The single biggest news item in the UK
at the moment is probably the allegation that a National treasure; Sir Jimmy
Savil abused scores of underage girls over several decades before his death.
Many of his alleged victims are
coming forward now to describe their experiences.
But why, many ask, are these
victims coming out now, after his death, when he cannot defend himself against
their accusations or indeed suffer punishment if found guilty.

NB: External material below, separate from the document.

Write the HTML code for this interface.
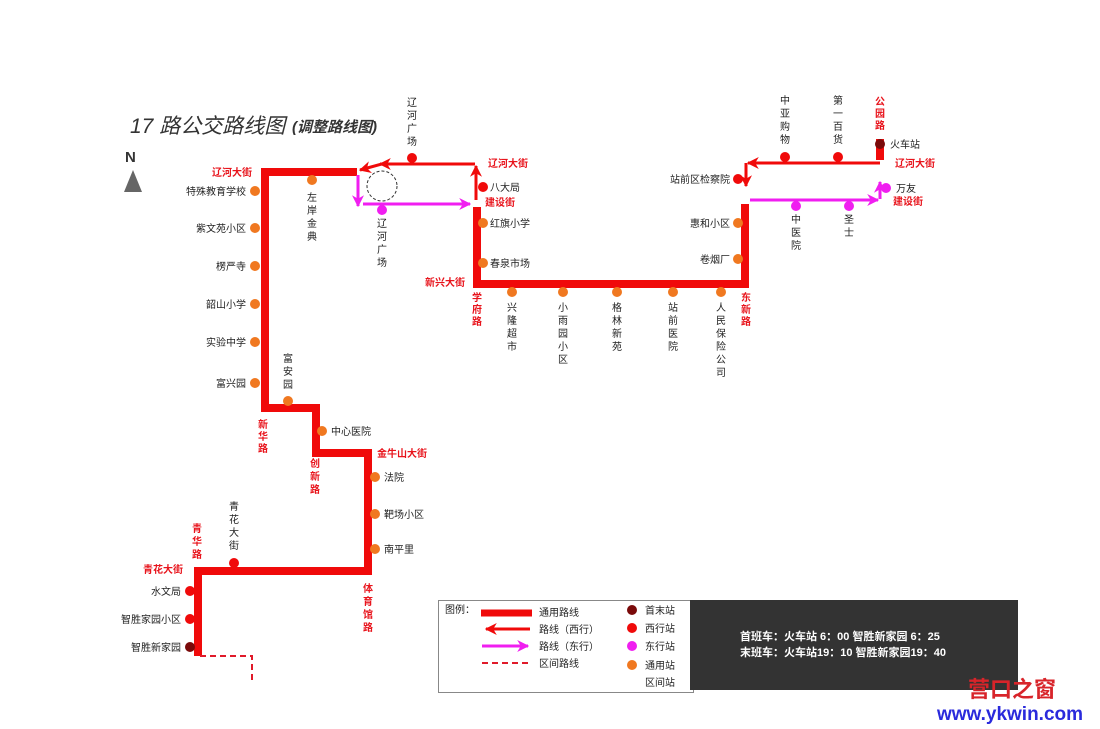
<!DOCTYPE html>
<html><head><meta charset="utf-8"><style>
html,body{margin:0;padding:0;background:#fff}
svg{display:block}
text{font-family:"Liberation Sans","Noto Sans CJK SC",sans-serif}
.s{font-size:10px;fill:#222}
.r{font-size:10px;fill:#e8141c;font-weight:bold}
</style></head><body>
<svg width="1100" height="729" viewBox="0 0 1100 729" xmlns="http://www.w3.org/2000/svg">
<defs>
<marker id="ar" viewBox="0 0 10 10" refX="9" refY="5" markerWidth="4" markerHeight="4" orient="auto"><path d="M0,0 L10,5 L0,10 L3,5 z" fill="#f00a0a"/></marker>
<marker id="am" viewBox="0 0 10 10" refX="9" refY="5" markerWidth="4" markerHeight="4" orient="auto"><path d="M0,0 L10,5 L0,10 L3,5 z" fill="#f01ef0"/></marker>
</defs>
<!-- title -->
<text x="130" y="133" font-size="21" font-style="italic" fill="#333">17 路公交路线图</text>
<text x="292" y="132" font-size="15" font-style="italic" font-weight="bold" fill="#333">(调整路线图)</text>
<text x="125" y="162" font-size="15" font-weight="bold" fill="#333">N</text>
<polygon points="124,192 142,192 133,170" fill="#666"/>

<!-- main thick route -->
<g fill="none" stroke="#f00a0a" stroke-width="8">
<polyline points="357,172 265,172 265,408 316,408 316,453 368,453 368,571 198,571 198,656"/>
<polyline points="477,207 477,284 745,284 745,204"/>
<line x1="880" y1="139" x2="880" y2="160"/>
</g>
<!-- west arrows -->
<g fill="none" stroke="#f00a0a" stroke-width="3">
<polyline points="475,164 380,164" marker-end="url(#ar)"/>
<polyline points="382,164 360,170" marker-end="url(#ar)"/>
<polyline points="476,200 476,166" marker-end="url(#ar)"/>
<polyline points="880,163 748,163" marker-end="url(#ar)"/>
<polyline points="746,163 746,186" marker-end="url(#ar)"/>
</g>
<g fill="none" stroke="#f01ef0" stroke-width="3">
<polyline points="358,175 358,206" marker-end="url(#am)"/>
<polyline points="363,204 470,204" marker-end="url(#am)"/>
<polyline points="750,200 878,200" marker-end="url(#am)"/>
<polyline points="880,199 880,182" marker-end="url(#am)"/>
</g>
<circle cx="382" cy="186" r="15" fill="none" stroke="#333" stroke-dasharray="3,2"/>
<polyline points="200,656 252,656 252,682" fill="none" stroke="#e01a2a" stroke-width="2" stroke-dasharray="6,4"/>

<!-- stops -->
<g fill="#f07820">
<circle cx="255" cy="191" r="5"/><circle cx="255" cy="228" r="5"/><circle cx="255" cy="266" r="5"/>
<circle cx="255" cy="304" r="5"/><circle cx="255" cy="342" r="5"/><circle cx="255" cy="383" r="5"/>
<circle cx="312" cy="180" r="5"/><circle cx="288" cy="401" r="5"/><circle cx="322" cy="431" r="5"/>
<circle cx="375" cy="477" r="5"/><circle cx="375" cy="514" r="5"/><circle cx="375" cy="549" r="5"/>
<circle cx="483" cy="223" r="5"/><circle cx="483" cy="263" r="5"/>
<circle cx="512" cy="292" r="5"/><circle cx="563" cy="292" r="5"/><circle cx="617" cy="292" r="5"/>
<circle cx="673" cy="292" r="5"/><circle cx="721" cy="292" r="5"/>
<circle cx="738" cy="223" r="5"/><circle cx="738" cy="259" r="5"/>
</g>
<g fill="#f00a0a">
<circle cx="412" cy="158" r="5"/><circle cx="483" cy="187" r="5"/><circle cx="738" cy="179" r="5"/>
<circle cx="785" cy="157" r="5"/><circle cx="838" cy="157" r="5"/>
<circle cx="234" cy="563" r="5"/><circle cx="190" cy="591" r="5"/><circle cx="190" cy="619" r="5"/>
</g>
<g fill="#f01ef0">
<circle cx="382" cy="210" r="5"/><circle cx="796" cy="206" r="5"/><circle cx="849" cy="206" r="5"/><circle cx="886" cy="188" r="5"/>
</g>
<g fill="#7a0a0a"><circle cx="880" cy="144" r="5"/><circle cx="190" cy="647" r="5"/></g>

<!-- horizontal stop labels -->
<g class="s" text-anchor="end">
<text x="246" y="195">特殊教育学校</text><text x="246" y="232">紫文苑小区</text><text x="246" y="270">楞严寺</text>
<text x="246" y="308">韶山小学</text><text x="246" y="346">实验中学</text><text x="246" y="387">富兴园</text>
<text x="730" y="183">站前区检察院</text><text x="730" y="227">惠和小区</text><text x="730" y="263">卷烟厂</text>
<text x="181" y="595">水文局</text><text x="181" y="623">智胜家园小区</text><text x="181" y="651">智胜新家园</text>
</g>
<g class="s">
<text x="490" y="191">八大局</text><text x="490" y="227">红旗小学</text><text x="490" y="267">春泉市场</text>
<text x="331" y="435">中心医院</text><text x="384" y="481">法院</text><text x="384" y="518">靶场小区</text><text x="384" y="553">南平里</text>
<text x="890" y="148">火车站</text><text x="896" y="192">万友</text>
</g>
<!-- vertical stop labels -->
<g class="s" text-anchor="middle">
<text x="312" y="201">左</text><text x="312" y="214">岸</text><text x="312" y="227">金</text><text x="312" y="240">典</text>
<text x="412" y="106">辽</text><text x="412" y="119">河</text><text x="412" y="132">广</text><text x="412" y="145">场</text>
<text x="382" y="227">辽</text><text x="382" y="240">河</text><text x="382" y="253">广</text><text x="382" y="266">场</text>
<text x="512" y="311">兴</text><text x="512" y="324">隆</text><text x="512" y="337">超</text><text x="512" y="350">市</text>
<text x="563" y="311">小</text><text x="563" y="324">雨</text><text x="563" y="337">园</text><text x="563" y="350">小</text><text x="563" y="363">区</text>
<text x="617" y="311">格</text><text x="617" y="324">林</text><text x="617" y="337">新</text><text x="617" y="350">苑</text>
<text x="673" y="311">站</text><text x="673" y="324">前</text><text x="673" y="337">医</text><text x="673" y="350">院</text>
<text x="721" y="311">人</text><text x="721" y="324">民</text><text x="721" y="337">保</text><text x="721" y="350">险</text><text x="721" y="363">公</text><text x="721" y="376">司</text>
<text x="785" y="104">中</text><text x="785" y="117">亚</text><text x="785" y="130">购</text><text x="785" y="143">物</text>
<text x="838" y="104">第</text><text x="838" y="117">一</text><text x="838" y="130">百</text><text x="838" y="143">货</text>
<text x="796" y="223">中</text><text x="796" y="236">医</text><text x="796" y="249">院</text>
<text x="849" y="223">圣</text><text x="849" y="236">士</text>
<text x="288" y="362">富</text><text x="288" y="375">安</text><text x="288" y="388">园</text>
<text x="234" y="510">青</text><text x="234" y="523">花</text><text x="234" y="536">大</text><text x="234" y="549">街</text>
</g>
<!-- road labels -->
<g class="r" text-anchor="middle">
<text x="232" y="176">辽河大街</text><text x="508" y="167">辽河大街</text><text x="500" y="206">建设街</text>
<text x="445" y="286">新兴大街</text><text x="402" y="457">金牛山大街</text><text x="163" y="573">青花大街</text>
<text x="915" y="167">辽河大街</text><text x="908" y="205">建设街</text>
<text x="263" y="428">新</text><text x="263" y="440">华</text><text x="263" y="452">路</text>
<text x="315" y="467">创</text><text x="315" y="480">新</text><text x="315" y="493">路</text>
<text x="368" y="592">体</text><text x="368" y="605">育</text><text x="368" y="618">馆</text><text x="368" y="631">路</text>
<text x="197" y="532">青</text><text x="197" y="545">华</text><text x="197" y="558">路</text>
<text x="477" y="301">学</text><text x="477" y="313">府</text><text x="477" y="325">路</text>
<text x="746" y="301">东</text><text x="746" y="313">新</text><text x="746" y="325">路</text>
<text x="880" y="105">公</text><text x="880" y="117">园</text><text x="880" y="129">路</text>
</g>

<!-- legend -->
<rect x="438.5" y="600.5" width="255" height="92" fill="#fff" stroke="#888"/>
<rect x="690" y="600" width="328" height="90" fill="#333"/>
<text x="445" y="613" class="s">图例：</text>
<line x1="481" y1="613" x2="532" y2="613" stroke="#f00a0a" stroke-width="7"/>
<line x1="530" y1="629" x2="486" y2="629" stroke="#f00a0a" stroke-width="3" marker-end="url(#ar)"/>
<line x1="482" y1="646" x2="528" y2="646" stroke="#f01ef0" stroke-width="3" marker-end="url(#am)"/>
<line x1="482" y1="663" x2="532" y2="663" stroke="#e01a2a" stroke-width="2" stroke-dasharray="6,4"/>
<g class="s"><text x="539" y="616">通用路线</text><text x="539" y="633">路线（西行）</text><text x="539" y="650">路线（东行）</text><text x="539" y="667">区间路线</text>
<text x="645" y="614">首末站</text><text x="645" y="632">西行站</text><text x="645" y="650">东行站</text><text x="645" y="669">通用站</text><text x="645" y="686">区间站</text></g>
<circle cx="632" cy="610" r="5" fill="#7a0a0a"/><circle cx="632" cy="628" r="5" fill="#f00a0a"/>
<circle cx="632" cy="646" r="5" fill="#f01ef0"/><circle cx="632" cy="665" r="5" fill="#f07820"/>
<g fill="#fff" font-size="11" font-weight="bold">
<text x="740" y="640" font-family="Liberation Serif,'Noto Serif CJK SC',serif">首班车：火车站 6：00 智胜新家园 6：25</text>
<text x="740" y="656" font-family="Liberation Serif,'Noto Serif CJK SC',serif">末班车：火车站19：10 智胜新家园19：40</text>
</g>
<text x="1012" y="697" text-anchor="middle" font-size="22" font-weight="bold" fill="#d8242a" font-family="'Noto Serif CJK SC',serif">营口之窗</text>
<text x="1010" y="720" text-anchor="middle" font-size="19" font-weight="bold" fill="#2a2adc">www.ykwin.com</text>
</svg>
</body></html>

The answer psychologists, and
many of the victims themselves give, is that they were simply too frightened to. They
feared that their word would not be believed against that of a great and
charismatic philanthropist such as Savil. They perceived him as being a great
and powerful man, with wealth and therefore access to the very best legal
representation.
Now that he is dead, there is no
one to disbelieve them and the numbers of other women...and now men coming forward
corroborates their own memory and provides safety in numbers from a public
opinion still influenced by fond memory.
Savil was an enigma: Eccentric,
yes; charismatic, certainly and undeniably a great philanthropist. Yet it seems
now that he was also a monster.
If we struggle to marry those
opposites in our minds, how must he have fared? Did he do his many good works to
compensate for his bad? Did he genuinely believe that he was not really hurting anybody, or
that his victims were actually enjoying it? Or were the alleged rapes and assaults
the products of episodic madness?
My own feeling is that his power
had corrupted him. (See my previous blog.) He regarded the girls as nothing more than playthings,
objects to be toyed with at will.
It was the same in the Nineteenth
Century during what came to be known as the Defloration Mania. Gentlemen saw
young girls as pretty toys to be used and abused at will. They themselves were
rich and powerful and effectively above the law. They were the very pillars of society and
any attack on them was an attack on society itself. In Great Britain, the
leading nation of the world, that would never do.
When the Defloration Mania was
finally exposed by the journalist WT Stead amongst others, an outraged public was shocked to
see that monsters might dress in waistcoats and fine linen. We today are shocked
that they might also wear glittering tracksuits.